Долгое время я оставался в "специальном отделении", но сколь долго это длилось - не могу точно сказать. С течением времени отдельные отрезки моего существования сузились в тюрьме до одного единственного длинного дня. Промывание мозгов стало интенсивнее, но лишь немного изменило методы. Из громкоговорителей теперь раздавалось:
Христианство умерло,
христианство умерло,
христианство умерло.
Однажды я смог все ясно осмыслить. Нам раздали почтовые открытки, чтобы мы пригласили наши семьи и попросили их привезти нам посылки. Когда наступил назначенный день, меня побрили, помыли и выдали чистую верхнюю рубашку. Проходили часы. Я сидел в камере, пристально смотрел на сверкающий белый кафель, но никто не приходил. Вечером сменились караульные. Тогда я не мог знать, что мою открытку никогда не отправляли. Подобный трюк они разыгрывали с другими упрямыми заключенными. Громкоговоритель вещал:
Теперь тебя никто больше не любит,
теперь тебя никто больше не любит,
теперь тебя никто больше не любит,
теперь тебя никто больше не любит. Я начал плакать. Громкоговоритель объявлял:
Не хотят больше ничего о тебе знать,
не хотят больше ничего о тебе знать,
не хотят больше ничего о тебе знать,
не хотят больше ничего о тебе знать.
Я не мог больше выносить этих слов, не мог от них убежать. Следующий день принес с собой жестокое "боевое собрание", в котором приняли участие только разочарованные мужья.

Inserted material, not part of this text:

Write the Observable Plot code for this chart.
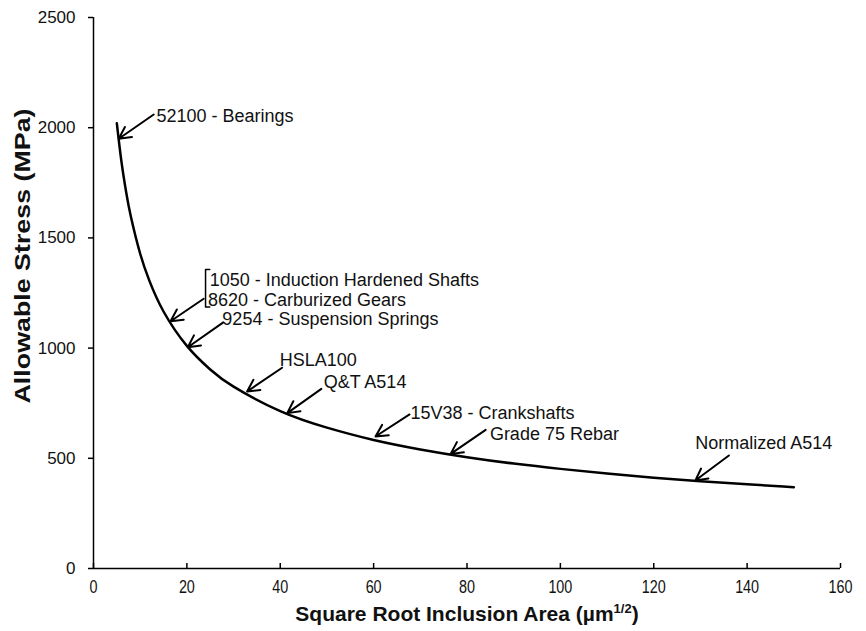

Ко многим другим заключенным пришли жены, сказал оратор, только мы были глупцами, нам отказали. Наши жены лежали в постели с другими мужчинами сейчас, в этот момент. Со всей имевшейся в его распоряжении непристойностью, он описывал нам все, что происходило между ними. А где были наши дети? На улице, и каждый из них в отдельности - атеист. У них не было никакого желания увидеть своих отцов. Как же все-таки глупы мы были!
В специальном отделении я слышал изо дня в день громкоговоритель:
Христианство - глупо,
христианство - глупо,
христианство - глупо.
Со временем я начал верить тому, что внушалось нам в эти месяцы. Христианство умерло. Библия предсказывала отход многих от веры. Я верил, что наступили эти времена.